Albany lawmakers are proposing changes to New York’s public school funding that could direct about $1 billion more to New York City classrooms, even as new national test data show some lower-spending states making gains. The plan renews the debate over whether to continue increasing funding or to focus on how the money is used and how outcomes are measured.

Who’s proposing the change

Two bills backed by Sen. John Liu and Assemblymember Jo Anne Simon would tweak how Foundation Aid is calculated, updating the regional cost index and better counting students in temporary housing and foster care, among other changes, according to the New York Daily News. Supporters argue the formula is stuck in the past and has not kept pace with the steep housing and labor costs facing New York City families and schools.

How much would the city get?

Reporting in the New York Post estimates the changes could pump about $819 million a year into the city’s school budget. That haul would land on top of an already massive Department of Education budget that the city comptroller pegs at roughly $35.01 billion for FY2026.

New York already spends more per student

New York City already shells out an eye-popping amount per student, with budget analysts putting per pupil spending in the low to mid $40,000s, a level the Citizens Budget Commission has flagged as the highest in the country. At the state level, New York as a whole sits well above the national average, while many Southern states spend only a fraction of that, according to U.S. Department of Education figures from NCES.

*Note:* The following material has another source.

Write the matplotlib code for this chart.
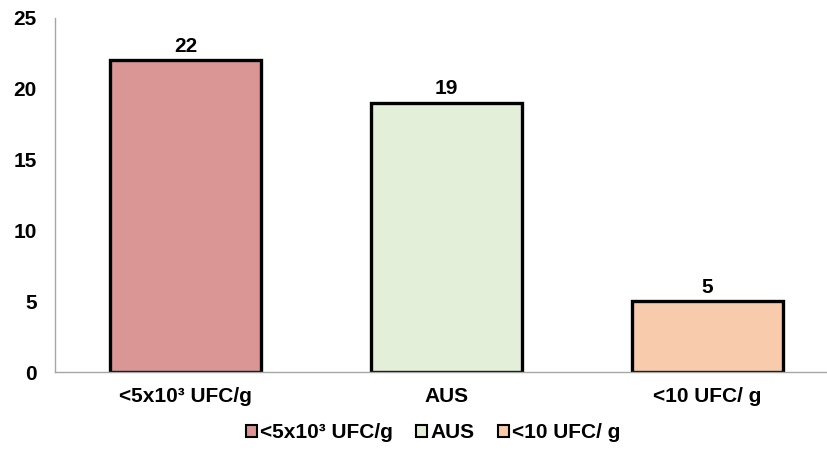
import matplotlib.pyplot as plt
from matplotlib.patches import Patch

categories = ['<5x10³ UFC/g', 'AUS', '<10 UFC/ g']
counts = [22, 19, 5]
colors = ['#D99694', '#E3EFD9', '#F8CBAD']

plt.rcParams['font.family'] = ['Liberation Sans', 'DejaVu Sans']
plt.rcParams['font.weight'] = 'bold'
plt.rcParams['font.size'] = 15

fig = plt.figure(figsize=(8.27, 4.5), dpi=100)
ax = fig.add_axes([55 / 827, 78 / 450, 783 / 827, 354.5 / 450])

x = range(len(categories))
bars = ax.bar(x, counts, width=0.578, color=colors, edgecolor='black', linewidth=2.4)
for b, v in zip(bars, counts):
    ax.annotate(str(v), (b.get_x() + b.get_width() / 2, v), xytext=(0, 3),
                textcoords='offset points', ha='center', va='bottom',
                fontsize=15, fontweight='bold')

ax.set_xlim(-0.5, 2.5)
ax.set_ylim(0, 25)
ax.set_yticks([0, 5, 10, 15, 20, 25])
ax.set_xticks(list(x))
ax.set_xticklabels(categories)
ax.tick_params(axis='both', length=0, labelsize=15)
ax.tick_params(axis='y', pad=13)
ax.tick_params(axis='x', pad=11)
for s in ['top', 'right']:
    ax.spines[s].set_visible(False)
for s in ['left', 'bottom']:
    ax.spines[s].set_color('#A6A6A6')
    ax.spines[s].set_linewidth(1.0)

handles = [Patch(facecolor=c, edgecolor='black', linewidth=1.5) for c in colors]
fig.legend(handles, categories, loc='center', bbox_to_anchor=(433 / 827, 1 - 433 / 450),
           ncol=3, frameon=False, fontsize=15, handlelength=0.55, handleheight=0.55,
           handletextpad=0.15, columnspacing=1.1)

fig.savefig('out.png', dpi=100)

Tests and adjusted rankings complicate the picture

The debate is not just about raw spending totals. Demographically adjusted analyses of NAEP scores, which factor in student characteristics such as poverty and English learner status, reshuffle state rankings and show some lower spending Southern states climbing once those differences are taken into account, according to the Urban Institute adjusted NAEP tool. At the same time, the Nation’s Report Card and related releases have highlighted uneven progress nationwide and worrying declines in reading that muddy any simple dollars in, results out narrative, per the National Assessment Governing Board.

Money vs. accountability

Some critics are openly skeptical that more cash alone will move the needle. “If it was just about the money, our schools would be number one academically,” Manhattan Institute analyst Danyela Souza told the New York Post. Former deputy chancellor Eric Nadelstern has likewise argued the city should face tougher accountability rules before anyone passes the hat in Albany again. That camp is pushing for new performance benchmarks to be baked into any fresh funding.

What to watch in Albany

Lawmakers are expected to chew over the proposals as part of the spring budget talks, with education hearings and Senate Education Committee meetings already slated on the calendar, according to New York State Senate records. Watch for two big flashpoints: whether the reworked formula truly reflects the higher costs that come with running big city schools, and whether Albany leaders will attach new accountability strings to the extra dollars or simply reshuffle how the existing pot of money gets carved up.